→ Task directions: Output the full listing below exactly, without the pictures.

→ Data provided:

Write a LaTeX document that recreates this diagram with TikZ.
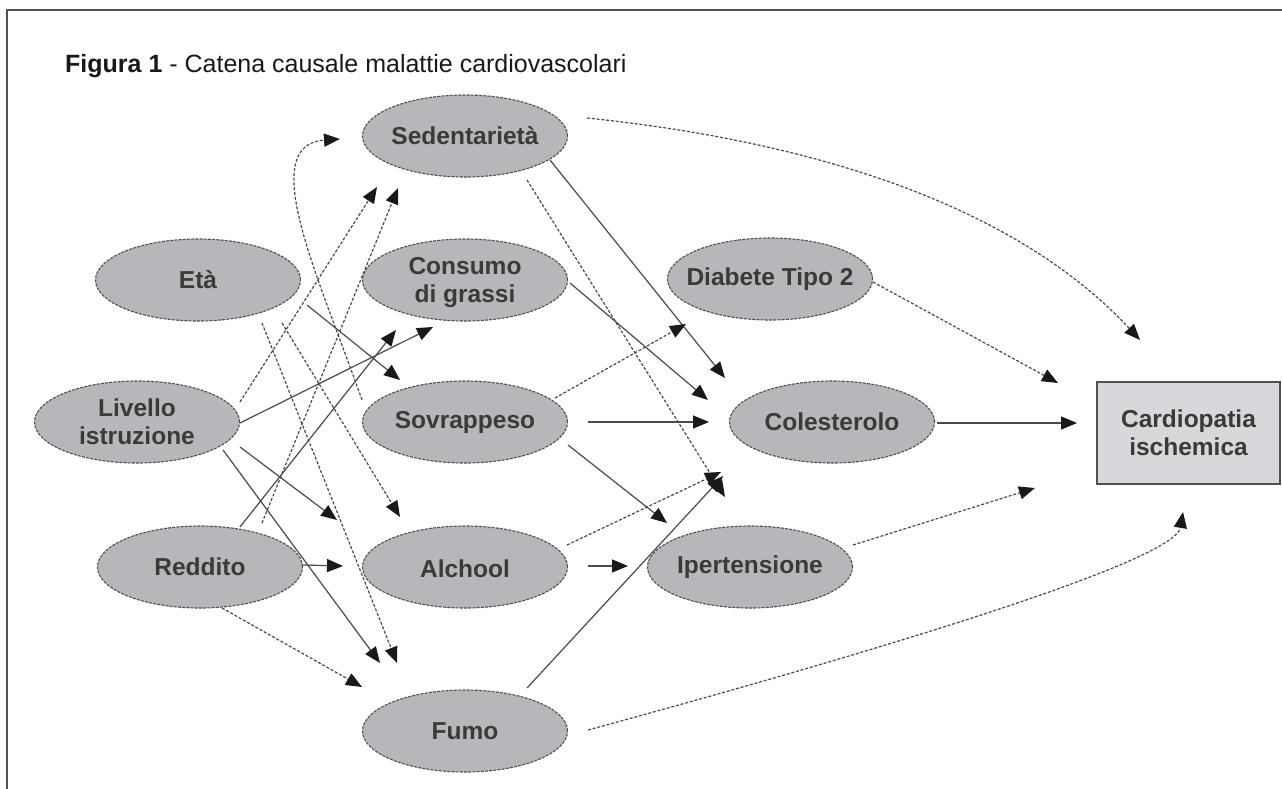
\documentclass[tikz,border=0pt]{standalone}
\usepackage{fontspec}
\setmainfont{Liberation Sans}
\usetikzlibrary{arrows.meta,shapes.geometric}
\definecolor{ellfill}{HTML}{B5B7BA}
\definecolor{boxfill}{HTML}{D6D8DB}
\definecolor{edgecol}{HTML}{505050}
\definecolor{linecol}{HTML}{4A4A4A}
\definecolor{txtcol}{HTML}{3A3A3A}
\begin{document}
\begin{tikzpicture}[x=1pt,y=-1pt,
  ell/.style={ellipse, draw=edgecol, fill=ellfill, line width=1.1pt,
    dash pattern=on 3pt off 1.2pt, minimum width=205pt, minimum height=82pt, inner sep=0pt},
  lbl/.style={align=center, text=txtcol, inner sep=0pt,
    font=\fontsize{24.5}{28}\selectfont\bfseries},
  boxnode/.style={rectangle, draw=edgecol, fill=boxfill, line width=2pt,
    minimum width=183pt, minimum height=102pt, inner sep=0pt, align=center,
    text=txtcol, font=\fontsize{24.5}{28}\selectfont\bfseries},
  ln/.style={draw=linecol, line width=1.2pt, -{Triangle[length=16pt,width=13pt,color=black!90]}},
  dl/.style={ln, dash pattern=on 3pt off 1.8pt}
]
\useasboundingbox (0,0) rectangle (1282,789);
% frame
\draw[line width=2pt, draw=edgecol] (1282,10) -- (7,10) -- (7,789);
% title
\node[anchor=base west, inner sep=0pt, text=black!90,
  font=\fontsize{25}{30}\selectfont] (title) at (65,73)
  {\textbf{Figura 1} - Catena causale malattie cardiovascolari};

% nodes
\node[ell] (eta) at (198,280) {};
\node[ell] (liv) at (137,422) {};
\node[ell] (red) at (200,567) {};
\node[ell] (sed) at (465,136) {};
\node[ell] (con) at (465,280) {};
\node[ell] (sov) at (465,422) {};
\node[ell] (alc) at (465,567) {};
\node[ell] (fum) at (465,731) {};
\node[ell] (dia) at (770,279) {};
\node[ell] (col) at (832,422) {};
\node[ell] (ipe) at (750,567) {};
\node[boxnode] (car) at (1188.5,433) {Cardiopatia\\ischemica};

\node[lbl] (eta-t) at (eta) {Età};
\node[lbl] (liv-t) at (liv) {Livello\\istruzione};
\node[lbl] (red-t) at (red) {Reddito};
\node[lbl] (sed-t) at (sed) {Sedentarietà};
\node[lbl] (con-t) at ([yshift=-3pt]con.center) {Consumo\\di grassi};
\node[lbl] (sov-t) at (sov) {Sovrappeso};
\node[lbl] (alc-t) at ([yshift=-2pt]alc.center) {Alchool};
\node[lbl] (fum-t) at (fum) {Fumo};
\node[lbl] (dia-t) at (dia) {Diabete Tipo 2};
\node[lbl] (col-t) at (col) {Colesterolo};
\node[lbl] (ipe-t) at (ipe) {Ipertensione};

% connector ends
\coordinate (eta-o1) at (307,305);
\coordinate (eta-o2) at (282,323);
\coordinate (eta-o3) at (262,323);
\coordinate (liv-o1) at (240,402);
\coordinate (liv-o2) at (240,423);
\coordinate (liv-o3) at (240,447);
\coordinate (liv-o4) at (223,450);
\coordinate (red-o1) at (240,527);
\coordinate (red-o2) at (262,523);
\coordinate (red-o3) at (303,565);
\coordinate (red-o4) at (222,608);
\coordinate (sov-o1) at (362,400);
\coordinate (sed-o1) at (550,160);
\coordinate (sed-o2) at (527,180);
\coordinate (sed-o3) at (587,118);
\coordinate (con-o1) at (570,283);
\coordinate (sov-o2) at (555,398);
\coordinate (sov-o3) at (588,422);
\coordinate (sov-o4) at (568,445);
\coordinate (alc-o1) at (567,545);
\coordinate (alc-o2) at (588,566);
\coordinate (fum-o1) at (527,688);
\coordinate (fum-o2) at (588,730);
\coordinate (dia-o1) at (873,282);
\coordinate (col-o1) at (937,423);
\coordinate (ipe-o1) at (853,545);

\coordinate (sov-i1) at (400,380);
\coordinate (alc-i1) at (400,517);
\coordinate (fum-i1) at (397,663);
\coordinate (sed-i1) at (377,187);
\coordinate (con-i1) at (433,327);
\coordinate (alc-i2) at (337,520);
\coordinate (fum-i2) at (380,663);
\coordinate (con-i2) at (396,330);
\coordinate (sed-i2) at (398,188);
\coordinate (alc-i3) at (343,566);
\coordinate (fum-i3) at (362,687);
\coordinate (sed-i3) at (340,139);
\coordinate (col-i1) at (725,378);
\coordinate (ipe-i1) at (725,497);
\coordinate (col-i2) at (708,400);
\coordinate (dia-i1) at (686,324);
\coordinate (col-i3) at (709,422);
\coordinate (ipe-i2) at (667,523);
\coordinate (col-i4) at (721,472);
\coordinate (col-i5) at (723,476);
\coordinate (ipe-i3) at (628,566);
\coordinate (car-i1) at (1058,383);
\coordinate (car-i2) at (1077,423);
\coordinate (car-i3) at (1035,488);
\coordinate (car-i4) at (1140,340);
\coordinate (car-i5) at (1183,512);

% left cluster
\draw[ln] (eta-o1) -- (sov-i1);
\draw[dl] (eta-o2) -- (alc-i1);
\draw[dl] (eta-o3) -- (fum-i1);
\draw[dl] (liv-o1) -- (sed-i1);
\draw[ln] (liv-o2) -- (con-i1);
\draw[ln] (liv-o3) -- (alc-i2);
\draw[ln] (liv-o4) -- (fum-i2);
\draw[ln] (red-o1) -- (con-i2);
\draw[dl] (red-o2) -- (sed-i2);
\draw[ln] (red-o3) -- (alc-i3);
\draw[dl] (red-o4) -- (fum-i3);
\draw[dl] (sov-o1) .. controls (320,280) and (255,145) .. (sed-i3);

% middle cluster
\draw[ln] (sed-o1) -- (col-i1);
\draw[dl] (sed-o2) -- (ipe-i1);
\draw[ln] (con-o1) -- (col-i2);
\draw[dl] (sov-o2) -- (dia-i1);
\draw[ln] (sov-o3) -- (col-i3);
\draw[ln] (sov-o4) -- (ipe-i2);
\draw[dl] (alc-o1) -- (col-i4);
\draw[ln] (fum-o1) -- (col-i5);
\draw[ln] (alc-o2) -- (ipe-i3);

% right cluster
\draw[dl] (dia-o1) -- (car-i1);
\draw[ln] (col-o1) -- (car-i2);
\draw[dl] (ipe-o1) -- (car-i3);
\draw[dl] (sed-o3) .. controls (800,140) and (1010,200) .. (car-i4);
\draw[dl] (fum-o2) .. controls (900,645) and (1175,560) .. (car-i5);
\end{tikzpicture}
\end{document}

→ Reply:
Write a LaTeX document that recreates this diagram with TikZ.
\documentclass[tikz,border=0pt]{standalone}
\usepackage{fontspec}
\setmainfont{Liberation Sans}
\usetikzlibrary{arrows.meta,shapes.geometric}
\definecolor{ellfill}{HTML}{B5B7BA}
\definecolor{boxfill}{HTML}{D6D8DB}
\definecolor{edgecol}{HTML}{505050}
\definecolor{linecol}{HTML}{4A4A4A}
\definecolor{txtcol}{HTML}{3A3A3A}
\begin{document}
\begin{tikzpicture}[x=1pt,y=-1pt,
  ell/.style={ellipse, draw=edgecol, fill=ellfill, line width=1.1pt,
    dash pattern=on 3pt off 1.2pt, minimum width=205pt, minimum height=82pt, inner sep=0pt},
  lbl/.style={align=center, text=txtcol, inner sep=0pt,
    font=\fontsize{24.5}{28}\selectfont\bfseries},
  boxnode/.style={rectangle, draw=edgecol, fill=boxfill, line width=2pt,
    minimum width=183pt, minimum height=102pt, inner sep=0pt, align=center,
    text=txtcol, font=\fontsize{24.5}{28}\selectfont\bfseries},
  ln/.style={draw=linecol, line width=1.2pt, -{Triangle[length=16pt,width=13pt,color=black!90]}},
  dl/.style={ln, dash pattern=on 3pt off 1.8pt}
]
\useasboundingbox (0,0) rectangle (1282,789);
% frame
\draw[line width=2pt, draw=edgecol] (1282,10) -- (7,10) -- (7,789);
% title
\node[anchor=base west, inner sep=0pt, text=black!90,
  font=\fontsize{25}{30}\selectfont] (title) at (65,73)
  {\textbf{Figura 1} - Catena causale malattie cardiovascolari};

% nodes
\node[ell] (eta) at (198,280) {};
\node[ell] (liv) at (137,422) {};
\node[ell] (red) at (200,567) {};
\node[ell] (sed) at (465,136) {};
\node[ell] (con) at (465,280) {};
\node[ell] (sov) at (465,422) {};
\node[ell] (alc) at (465,567) {};
\node[ell] (fum) at (465,731) {};
\node[ell] (dia) at (770,279) {};
\node[ell] (col) at (832,422) {};
\node[ell] (ipe) at (750,567) {};
\node[boxnode] (car) at (1188.5,433) {Cardiopatia\\ischemica};

\node[lbl] (eta-t) at (eta) {Età};
\node[lbl] (liv-t) at (liv) {Livello\\istruzione};
\node[lbl] (red-t) at (red) {Reddito};
\node[lbl] (sed-t) at (sed) {Sedentarietà};
\node[lbl] (con-t) at ([yshift=-3pt]con.center) {Consumo\\di grassi};
\node[lbl] (sov-t) at (sov) {Sovrappeso};
\node[lbl] (alc-t) at ([yshift=-2pt]alc.center) {Alchool};
\node[lbl] (fum-t) at (fum) {Fumo};
\node[lbl] (dia-t) at (dia) {Diabete Tipo 2};
\node[lbl] (col-t) at (col) {Colesterolo};
\node[lbl] (ipe-t) at (ipe) {Ipertensione};

% connector ends
\coordinate (eta-o1) at (307,305);
\coordinate (eta-o2) at (282,323);
\coordinate (eta-o3) at (262,323);
\coordinate (liv-o1) at (240,402);
\coordinate (liv-o2) at (240,423);
\coordinate (liv-o3) at (240,447);
\coordinate (liv-o4) at (223,450);
\coordinate (red-o1) at (240,527);
\coordinate (red-o2) at (262,523);
\coordinate (red-o3) at (303,565);
\coordinate (red-o4) at (222,608);
\coordinate (sov-o1) at (362,400);
\coordinate (sed-o1) at (550,160);
\coordinate (sed-o2) at (527,180);
\coordinate (sed-o3) at (587,118);
\coordinate (con-o1) at (570,283);
\coordinate (sov-o2) at (555,398);
\coordinate (sov-o3) at (588,422);
\coordinate (sov-o4) at (568,445);
\coordinate (alc-o1) at (567,545);
\coordinate (alc-o2) at (588,566);
\coordinate (fum-o1) at (527,688);
\coordinate (fum-o2) at (588,730);
\coordinate (dia-o1) at (873,282);
\coordinate (col-o1) at (937,423);
\coordinate (ipe-o1) at (853,545);

\coordinate (sov-i1) at (400,380);
\coordinate (alc-i1) at (400,517);
\coordinate (fum-i1) at (397,663);
\coordinate (sed-i1) at (377,187);
\coordinate (con-i1) at (433,327);
\coordinate (alc-i2) at (337,520);
\coordinate (fum-i2) at (380,663);
\coordinate (con-i2) at (396,330);
\coordinate (sed-i2) at (398,188);
\coordinate (alc-i3) at (343,566);
\coordinate (fum-i3) at (362,687);
\coordinate (sed-i3) at (340,139);
\coordinate (col-i1) at (725,378);
\coordinate (ipe-i1) at (725,497);
\coordinate (col-i2) at (708,400);
\coordinate (dia-i1) at (686,324);
\coordinate (col-i3) at (709,422);
\coordinate (ipe-i2) at (667,523);
\coordinate (col-i4) at (721,472);
\coordinate (col-i5) at (723,476);
\coordinate (ipe-i3) at (628,566);
\coordinate (car-i1) at (1058,383);
\coordinate (car-i2) at (1077,423);
\coordinate (car-i3) at (1035,488);
\coordinate (car-i4) at (1140,340);
\coordinate (car-i5) at (1183,512);

% left cluster
\draw[ln] (eta-o1) -- (sov-i1);
\draw[dl] (eta-o2) -- (alc-i1);
\draw[dl] (eta-o3) -- (fum-i1);
\draw[dl] (liv-o1) -- (sed-i1);
\draw[ln] (liv-o2) -- (con-i1);
\draw[ln] (liv-o3) -- (alc-i2);
\draw[ln] (liv-o4) -- (fum-i2);
\draw[ln] (red-o1) -- (con-i2);
\draw[dl] (red-o2) -- (sed-i2);
\draw[ln] (red-o3) -- (alc-i3);
\draw[dl] (red-o4) -- (fum-i3);
\draw[dl] (sov-o1) .. controls (320,280) and (255,145) .. (sed-i3);

% middle cluster
\draw[ln] (sed-o1) -- (col-i1);
\draw[dl] (sed-o2) -- (ipe-i1);
\draw[ln] (con-o1) -- (col-i2);
\draw[dl] (sov-o2) -- (dia-i1);
\draw[ln] (sov-o3) -- (col-i3);
\draw[ln] (sov-o4) -- (ipe-i2);
\draw[dl] (alc-o1) -- (col-i4);
\draw[ln] (fum-o1) -- (col-i5);
\draw[ln] (alc-o2) -- (ipe-i3);

% right cluster
\draw[dl] (dia-o1) -- (car-i1);
\draw[ln] (col-o1) -- (car-i2);
\draw[dl] (ipe-o1) -- (car-i3);
\draw[dl] (sed-o3) .. controls (800,140) and (1010,200) .. (car-i4);
\draw[dl] (fum-o2) .. controls (900,645) and (1175,560) .. (car-i5);
\end{tikzpicture}
\end{document}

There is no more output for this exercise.